I haven’t been off the goat farm for long, but still I’m busy with goat matters.
Last Thursday, I headed up to Pine Island Farm, where Chuda Dhaurali and Karen Freudenberger had a few questions about goats. Specifically, about kidding.
For the last two years, Chuda has taken male kids from Fat Toad Farm to raise for refugee and immigrant communities in Burlington. New Americans accustomed to eating goats in their home countries can enjoy goat again, affordably, and slaughtered according to their traditional practice. By helping Fat Toad Farm deal with large numbers of excess kids, everybody benefits. The only downside for Chuda has been the expense of feeding milk replacer to the kids. Consequently, Chuda wants to experiment with breeding goats and raising a few kids on the farm.

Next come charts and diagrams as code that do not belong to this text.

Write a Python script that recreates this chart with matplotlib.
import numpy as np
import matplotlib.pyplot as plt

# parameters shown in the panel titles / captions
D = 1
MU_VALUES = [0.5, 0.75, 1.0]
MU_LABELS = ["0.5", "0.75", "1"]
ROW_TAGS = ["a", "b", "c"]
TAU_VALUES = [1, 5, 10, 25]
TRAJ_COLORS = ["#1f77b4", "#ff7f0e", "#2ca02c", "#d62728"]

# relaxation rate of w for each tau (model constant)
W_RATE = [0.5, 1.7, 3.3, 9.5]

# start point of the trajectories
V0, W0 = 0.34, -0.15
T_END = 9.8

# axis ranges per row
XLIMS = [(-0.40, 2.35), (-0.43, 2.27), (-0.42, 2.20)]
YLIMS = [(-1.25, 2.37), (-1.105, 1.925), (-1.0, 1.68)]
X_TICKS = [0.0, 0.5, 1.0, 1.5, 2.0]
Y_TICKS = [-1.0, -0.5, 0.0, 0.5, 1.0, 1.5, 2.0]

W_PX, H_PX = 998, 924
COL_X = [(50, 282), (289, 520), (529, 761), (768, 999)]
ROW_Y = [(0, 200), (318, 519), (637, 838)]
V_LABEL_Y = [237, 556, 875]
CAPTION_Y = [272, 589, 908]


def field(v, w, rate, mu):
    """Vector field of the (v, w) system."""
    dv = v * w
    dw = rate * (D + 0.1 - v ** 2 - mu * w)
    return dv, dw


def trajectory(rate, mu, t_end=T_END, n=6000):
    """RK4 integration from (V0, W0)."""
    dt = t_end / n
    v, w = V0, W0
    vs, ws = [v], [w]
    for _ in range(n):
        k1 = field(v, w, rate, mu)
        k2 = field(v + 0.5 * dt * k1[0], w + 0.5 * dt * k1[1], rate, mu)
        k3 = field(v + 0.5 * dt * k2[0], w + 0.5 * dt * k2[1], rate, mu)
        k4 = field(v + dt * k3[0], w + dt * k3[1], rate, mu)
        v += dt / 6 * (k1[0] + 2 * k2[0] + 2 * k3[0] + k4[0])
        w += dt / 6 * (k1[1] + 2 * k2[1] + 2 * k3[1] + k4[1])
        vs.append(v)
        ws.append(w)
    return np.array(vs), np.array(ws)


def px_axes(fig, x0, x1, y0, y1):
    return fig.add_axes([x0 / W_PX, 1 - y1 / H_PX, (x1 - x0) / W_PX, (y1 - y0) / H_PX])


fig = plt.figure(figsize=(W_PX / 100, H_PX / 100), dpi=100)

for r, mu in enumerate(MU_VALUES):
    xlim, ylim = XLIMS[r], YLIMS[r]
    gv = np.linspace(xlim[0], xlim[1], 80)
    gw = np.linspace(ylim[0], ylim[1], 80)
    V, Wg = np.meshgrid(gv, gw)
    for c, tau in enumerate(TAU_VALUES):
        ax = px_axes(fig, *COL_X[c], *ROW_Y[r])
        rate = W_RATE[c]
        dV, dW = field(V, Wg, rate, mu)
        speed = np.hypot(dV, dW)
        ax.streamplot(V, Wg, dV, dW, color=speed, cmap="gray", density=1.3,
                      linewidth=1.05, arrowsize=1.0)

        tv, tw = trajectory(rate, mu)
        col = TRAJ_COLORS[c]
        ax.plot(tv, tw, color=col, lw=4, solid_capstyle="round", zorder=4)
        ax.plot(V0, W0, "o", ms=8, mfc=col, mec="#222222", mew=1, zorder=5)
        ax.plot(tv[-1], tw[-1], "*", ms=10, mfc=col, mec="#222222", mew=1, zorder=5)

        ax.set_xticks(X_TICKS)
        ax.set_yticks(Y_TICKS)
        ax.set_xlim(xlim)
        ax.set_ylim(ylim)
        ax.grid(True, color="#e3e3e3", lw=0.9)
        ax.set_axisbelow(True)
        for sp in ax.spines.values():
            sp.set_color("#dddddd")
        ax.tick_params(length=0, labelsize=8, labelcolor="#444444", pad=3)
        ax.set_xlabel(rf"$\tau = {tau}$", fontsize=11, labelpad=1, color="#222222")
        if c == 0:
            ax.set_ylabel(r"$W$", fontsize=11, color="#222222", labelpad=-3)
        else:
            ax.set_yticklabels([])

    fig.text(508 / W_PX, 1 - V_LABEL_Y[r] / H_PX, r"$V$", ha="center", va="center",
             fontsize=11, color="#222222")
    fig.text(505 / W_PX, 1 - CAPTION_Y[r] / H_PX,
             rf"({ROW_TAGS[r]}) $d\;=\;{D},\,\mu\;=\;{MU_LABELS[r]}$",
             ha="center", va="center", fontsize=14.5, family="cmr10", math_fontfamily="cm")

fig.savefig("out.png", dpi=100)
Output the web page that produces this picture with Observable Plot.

Karen asked me to come and talk about kidding in Vermont in Winter with dairy goats. Chuda’s experience has been with warmer temperatures, so we talked about toweling kids off after birth so they don’t chill and run out of energy before they can begin nursing. I also had to explain some dairy goat downsides to Chuda. Goats in Bhutan have been largely self-sufficient and able to raise their kids on their own. Not so with American dairy goats. For generations, people have removed newborn kids from their dams. Without selection for or against good parenting abilities, dairy goats vary tremendously in their ability to raise their offspring. Some are excellent mothers, others couldn’t be bothered. It’s unclear what Chuda has in his barn, so I prepared him for the idea that he may need to intervene more than he had planned. One last point about dairy goats: the kids instincts tell them to look for the teat very high up on the goat. Dairy goats with large, low udders are harder for the kids to navigate. We all agreed that dairy goats wouldn’t last long in range conditions!
In other news, I’m making great strides in the search for land. I’ll have an update about that soon, plus some pictures of the sheep!